2013: 6,847
2014: 5,570
2015: 5,613
2016 through August 16th: 3,727
= 21,757 photos taken in 44.5 months, or about 490 per month.
Some hundreds of these appear on this very website. They direct a lot of the traffic that comes from strangers to what is now called Yule-Tide.com.
This seems like a lot of pictures. I don’t remember at all what the great majority were. How could I? Why did I take them?
I do know exactly why I took about a thousand of those taken in year 2014 (nearly 20% of that year’s total). They were very explicitly taken to “preserve the past.” I photographed many of the papers, writings, and other miscellany of my grandfather in Connecticut who died eighteen years ago. He was born a hundred years ago this year.
His files were then still intact. Without going into details, in 2014 I had a fear that everything might be thrown away at any moment. When I visited Connecticut on one of my trips there in 2014, I figured I could prevent the total loss of it all by photographing, no matter what comes later. Then, I reasoned, I could transcribe some of his writings and upload them to a website that I could create for that purpose. This has not yet been done.
There were many good writings, all of which were bound to be lost. I had the power in my hands, literally, to preserve them. His writings were things like letters-to-the-editor, essays, short stories, newsletters for the clubs he was in, and of course his full-length comedic novel from the ant’s perspective (two animation movies quite similar to his novel were produced in the late 1990s; he had his manuscript done already by the mid 1970s; among his files there was much correspondence with literary agents trying to get that novel published). There were also speeches he gave, personal histories and reminiscences, and travel writings, such as from his trip to East Germany in 1979.
He was also a photographer and a longtime member of a local camera club. My attempts to take digital photos with my phone camera of his old black-and-white photos, some from the 1930s, were not totally satisfactory. There were some photographs around even older, mostly family pictures. Of those he took, one interesting set shows him with buddies in the 1938-1940 period with the Connecticut National Guard. The guardsmen, himself included, are photographed horsing around, often with shirts off, and grinning. This was a military outfit, even if in peacetime, so this surprised me. My grandfather had lied about his eyesight (it was below standard for the army) and when they figured it out, they kicked him out. That was before the war began…

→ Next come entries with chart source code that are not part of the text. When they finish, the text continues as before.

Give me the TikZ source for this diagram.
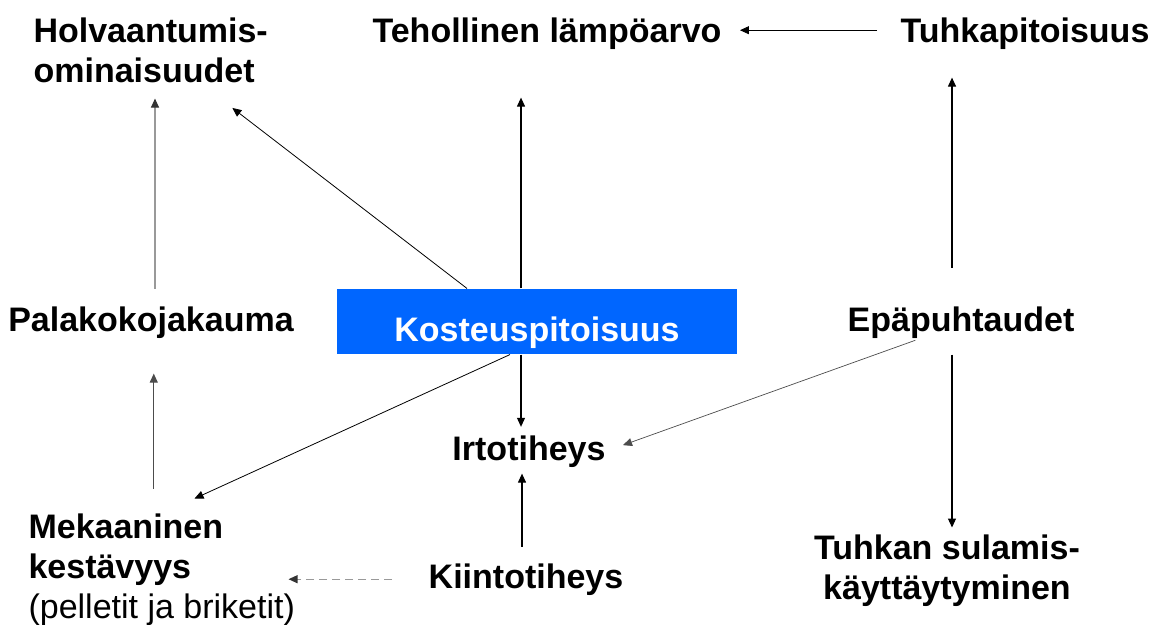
\documentclass[tikz,border=0pt]{standalone}
\usepackage{fontspec}
\setmainfont{Liberation Sans}
\usetikzlibrary{arrows.meta}
\definecolor{kblue}{HTML}{0066FF}

\begin{document}
\begin{tikzpicture}[
		x=1pt, y=-1pt,
		>={Triangle[length=9pt, width=8pt]},
		line width=1.1pt,
		main/.style = {inner sep=0pt, font=\fontsize{34}{40}\selectfont\bfseries},
		box/.style = {main, fill=kblue, text=white, minimum width=400pt, text height=52pt, text depth=13pt},
		faint/.style = {draw=black!40, -{Triangle[length=9pt, width=8pt, black!80]}},
		soft/.style = {draw=black!70}
	]
	\useasboundingbox (0,0) rectangle (1153,624);
	\node[main, anchor=north west, align=left] (holva) at (33,17.5) {Holvaantumis-\\ominaisuudet};
	\node[main, anchor=base] (teho) at (547,42) {Tehollinen lämpöarvo};
	\node[main, anchor=base] (tuhka) at (1025,42) {Tuhkapitoisuus};
	\node[main, anchor=base] (pala) at (151,331) {Palakokojakauma};
	\node[box, anchor=base] (kost) at (537,341) {Kosteuspitoisuus};
	\node[main, anchor=base] (epa) at (961,331) {Epäpuhtaudet};
	\node[main, anchor=base] (irto) at (529,460) {Irtotiheys};
	\node[main, anchor=base] (kiin) at (526,588) {Kiintotiheys};
	\node[main, anchor=north west, align=left] (meka) at (28,513.5) {Mekaaninen\\kestävyys\\\mdseries (pelletit ja briketit)};
	\node[main, anchor=north, align=center] (tsul) at (947,534.5) {Tuhkan sulamis-\\käyttäytyminen};
	\draw[->, line width=0.8pt, shorten <=23pt, shorten >=18pt] ([yshift=3pt]tuhka.west) -- ([yshift=3pt]teho.east);
	\draw[faint, shorten <=17pt, shorten >=15pt] ([xshift=4pt]pala.north) -- ([xshift=4pt]pala.north |- holva.south);
	\draw[->, line width=0.8pt, shorten >=40pt] ([xshift=-70pt]kost.north) -- ([xshift=50pt]holva.south);
	\draw[->, shorten >=48pt] ([xshift=-16pt]kost.north) -- ([xshift=-16pt]kost.north |- teho.south);
	\draw[->, shorten <=38pt, shorten >=28pt] ([xshift=-9pt]epa.north) -- ([xshift=-9pt]epa.north |- tuhka.south);
	\draw[->, shorten <=16pt, shorten >=7pt] ([xshift=-9pt]epa.south) -- ([xshift=-9pt]epa.south |- tsul.north);
	\draw[->, soft, line width=0.7pt, shorten <=5pt, shorten >=18pt] ([xshift=-41pt]epa.south) -- (irto.east);
	\draw[->, shorten >=8pt] ([xshift=-16pt]kost.south) -- ([xshift=-16pt]kost.south |- irto.north);
	\draw[->, line width=0.8pt, shorten >=36pt] ([xshift=-27pt]kost.south) -- (meka.north);
	\draw[->, soft, shorten <=25pt, shorten >=35pt] ([xshift=-8pt]meka.north) -- ([xshift=-8pt]meka.north |- pala.south);
	\draw[->, shorten <=16pt, shorten >=6pt] ([xshift=-4pt]kiin.north) -- ([xshift=-4pt]kiin.north |- irto.south);
	\draw[faint, dash pattern=on 8pt off 5pt, shorten <=36pt, shorten >=-7pt] (kiin.west) -- (kiin.west -| meka.east);
\end{tikzpicture}
\end{document}
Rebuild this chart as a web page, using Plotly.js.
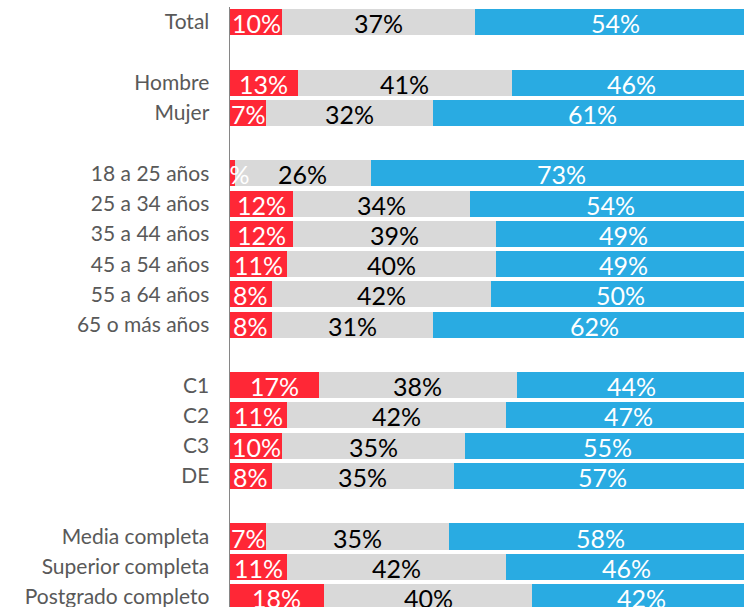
<!DOCTYPE html>
<html><head><meta charset="utf-8">
<script src="https://cdn.plot.ly/plotly-3.0.1.min.js"></script>
<style>html,body{margin:0;padding:0;background:#fff;}</style>
</head><body>
<div id="chart" style="width:744px;height:607px;"></div>
<script>
var categories = ["Total"," ","Hombre","Mujer","  ","18 a 25 años","25 a 34 años","35 a 44 años","45 a 54 años","55 a 64 años","65 o más años","   ","C1","C2","C3","DE","    ","Media completa","Superior completa","Postgrado completo"];
var redVals  = [10,null,13,7,null,1,12,12,11,8,8,null,17,11,10,8,null,7,11,18];
var grayVals = [37,null,41,32,null,26,34,39,40,42,31,null,38,42,35,35,null,35,42,40];
var blueVals = [54,null,46,61,null,73,54,49,49,50,62,null,44,47,55,57,null,58,46,42];

var RED = "#FF2736", GRAY = "#D9D9D9", BLUE = "#29ABE2";
function bar(vals, color){
  return {type:"bar", orientation:"h", y:categories, x:vals, marker:{color:color}, hoverinfo:"none", showlegend:false};
}
var traces = [bar(redVals,RED), bar(grayVals,GRAY), bar(blueVals,BLUE)];

var annotations = [];
var series = [[redVals,"#FFFFFF"],[grayVals,"#000000"],[blueVals,"#FFFFFF"]];
categories.forEach(function(c,i){
  var start = 0;
  series.forEach(function(s){
    var v = s[0][i];
    if (v === null) return;
    annotations.push({x:start+v/2, y:c, xref:"x", yref:"y", text:v+"%", showarrow:false,
      font:{family:"Lato, 'Open Sans', sans-serif", size:25, color:s[1]}, yshift:-1});
    start += v;
  });
});

var layout = {
  width:744, height:607,
  margin:{l:230, r:0, t:7, b:0, pad:0},
  barmode:"stack", bargap:0.14,
  paper_bgcolor:"#fff", plot_bgcolor:"#fff",
  xaxis:{range:[0,98.6], showgrid:false, zeroline:false, showticklabels:false, ticks:"", fixedrange:true},
  yaxis:{type:"category", range:[19.33,-0.5], showgrid:false, zeroline:false,
    showline:true, linecolor:"#868686", linewidth:1.5,
    ticks:"outside", ticklen:15, tickcolor:"rgba(0,0,0,0)",
    tickfont:{family:"Lato, 'Open Sans', sans-serif", size:21, color:"#595959"}},
  annotations:annotations,
  font:{family:"Lato, sans-serif"}
};
Plotly.newPlot("chart", traces, layout, {displayModeBar:false, staticPlot:true});
</script>
</body></html>
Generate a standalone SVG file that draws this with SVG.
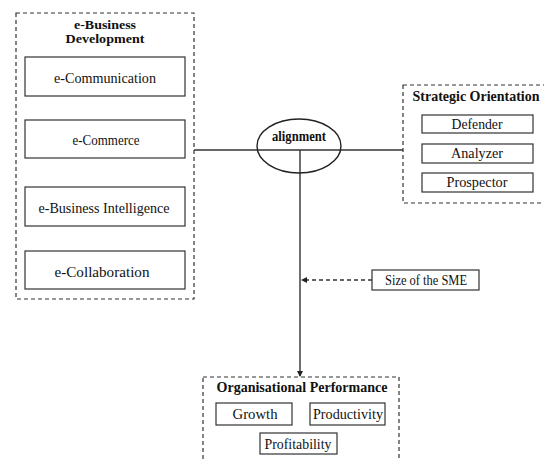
<svg xmlns="http://www.w3.org/2000/svg" width="544" height="459" viewBox="0 0 544 459">
<defs>
<marker id="ah" markerWidth="6" markerHeight="6" refX="5" refY="3" orient="auto" markerUnits="userSpaceOnUse">
<path d="M0,0 L6,3 L0,6 z" fill="#222"/>
</marker>
<style>
.dash{fill:none;stroke:#333;stroke-width:1.2;stroke-dasharray:4,3}
.box{fill:#fff;stroke:#333;stroke-width:1.2}
.t{font-family:"Liberation Serif","Times New Roman",serif;font-size:14px;fill:#111;text-anchor:middle}
.b{font-weight:bold}
.s{font-size:12.5px}
.ln{fill:none;stroke:#333;stroke-width:1.4}
</style>
</defs>
<rect width="544" height="459" fill="#fff"/>
<g id="connectors">
<line class="ln" x1="194" y1="150" x2="403" y2="150"/>
<line class="ln" x1="300" y1="150" x2="300" y2="376" marker-end="url(#ah)"/>
<line class="ln" x1="372" y1="280" x2="302" y2="280" stroke-dasharray="4,3" marker-end="url(#ah)"/>
</g>
<g id="ebusiness">
<rect class="dash" x="16" y="13" width="178" height="286"/>
<text class="t b s" x="105" y="29" textLength="62" lengthAdjust="spacingAndGlyphs">e-Business</text>
<text class="t b s" x="105" y="43" textLength="79" lengthAdjust="spacingAndGlyphs">Development</text>
</g>
<g id="ecomm">
<rect class="box" x="25" y="57" width="160" height="39"/>
<text class="t" x="105" y="83" textLength="102" lengthAdjust="spacingAndGlyphs">e-Communication</text>
</g>
<g id="ecommerce">
<rect class="box" x="25" y="120" width="160" height="38"/>
<text class="t" x="106" y="145" textLength="67" lengthAdjust="spacingAndGlyphs">e-Commerce</text>
</g>
<g id="ebi">
<rect class="box" x="25" y="187" width="160" height="39"/>
<text class="t" x="104" y="213" textLength="131" lengthAdjust="spacingAndGlyphs">e-Business Intelligence</text>
</g>
<g id="ecollab">
<rect class="box" x="25" y="251" width="160" height="38"/>
<text class="t" x="102" y="277" textLength="95" lengthAdjust="spacingAndGlyphs">e-Collaboration</text>
</g>
<g id="alignment">
<ellipse cx="299" cy="146" rx="42" ry="27" fill="none" stroke="#222" stroke-width="1.4"/>
<text class="t b" x="299" y="141" textLength="54" lengthAdjust="spacingAndGlyphs">alignment</text>
</g>
<g id="strategic">
<rect class="dash" x="403" y="85" width="150" height="118"/>
<text class="t b" x="476" y="101" textLength="127" lengthAdjust="spacingAndGlyphs">Strategic Orientation</text>
</g>
<g id="defender">
<rect class="box" x="422" y="115" width="111" height="18"/>
<text class="t" x="477" y="129" textLength="51" lengthAdjust="spacingAndGlyphs">Defender</text>
</g>
<g id="analyzer">
<rect class="box" x="422" y="144" width="111" height="19"/>
<text class="t" x="477" y="158" textLength="52" lengthAdjust="spacingAndGlyphs">Analyzer</text>
</g>
<g id="prospector">
<rect class="box" x="422" y="173" width="111" height="19"/>
<text class="t" x="477" y="187" textLength="61" lengthAdjust="spacingAndGlyphs">Prospector</text>
</g>
<g id="size">
<rect class="box" x="372" y="270" width="107" height="20"/>
<text class="t" x="426" y="285" textLength="82" lengthAdjust="spacingAndGlyphs">Size of the SME</text>
</g>
<g id="performance">
<rect class="dash" x="203" y="377" width="196" height="90"/>
<text class="t b" x="302" y="392" textLength="171" lengthAdjust="spacingAndGlyphs">Organisational Performance</text>
</g>
<g id="growth">
<rect class="box" x="216" y="403" width="76" height="22"/>
<text class="t" x="255" y="419" textLength="45" lengthAdjust="spacingAndGlyphs">Growth</text>
</g>
<g id="productivity">
<rect class="box" x="310" y="403" width="75" height="22"/>
<text class="t" x="348" y="419" textLength="70" lengthAdjust="spacingAndGlyphs">Productivity</text>
</g>
<g id="profitability">
<rect class="box" x="260" y="433" width="77" height="21"/>
<text class="t" x="298" y="449" textLength="67" lengthAdjust="spacingAndGlyphs">Profitability</text>
</g>
</svg>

Then there was the slide projector. My cousin B.W. helped get it working, after some difficulty. It was a 1970s model. It was my first time using one of those. There were boxes full of slides and was able to photograph some very nicely. He was a comedic writer and a comedic photographer. He made entire visual stories out his slides. The one pre-loaded in the projector was made with the help of a local family, a boy and his mother. I could recreate the slideshow on these pages. It hasn’t been seen by very many people in recent decades. I think it was made in the 1970s as well.
The only failure of this historical preservationist endeavor was in my cousin B.W. and I wasting an hour or two trying to get the film projector to work. We did finally get it to work, whirring along and projecting those “moving pictures” our grandfather had filmed decades before we were born. The reel we’d spooled in was of some kind of trip they;d taken, perhaps in the 1950s. The case was marked ‘Florida.’ We’d seen a minute of it, a scene filmed in the airplane, a scene of palm trees swaying, a scene of people walking on the tarmac after getting off the plane — then — poof! — the light bulb burned out. It was not easily replaceable at all and they’d stopped making them long ago.
The burning out of that lightbulb, when I look back on it, is a clear metaphor for the whole endeavor, for trying to hold onto the past, or maybe to “find” the past, but being unable to do so.
Then there is the ephemerality of the Internet. Much of the Internet that I remember from the old days has vanished totally, including my own first-ever webpage, a tribute page to The Simpsons that I made about year 1999 when I was in middle school (while trying to learn HTML). The second website I tried making, about year 2001, has also long since vanished (no big loss). My early email accounts have, likewise, all vanished with no access, that I know of, to the archives. Various discussion forums I used to visit in the mid-2000s are now totally gone, with all posts lost.
It would seem that memories themselves are like this, too. Not all survive. Even to recall, in the evening, precisely what one did that very same morning can be difficult. How, then, can we hope to really remember one year ago, ten years ago, and so on. At some point, things fogs up, and at some point beyond that, things vanish. This can happen quickly. As soon as events happen, they start slipping away.
What, then, is “history”? It can’t be “telling us what happened”, because of the slide towards the loss of most information that starts as soon as something occurs. Much more can be said on this and the historian E.H. Carr said it well.
Is the attempt to “preserve the past,” in general, to fight a hopeless rearguard action against a superior enemy force that will eventually win? Yet still we fight.
Very nice little monograph.
Sounds like you are getting ready to close out one adventure to start a new one!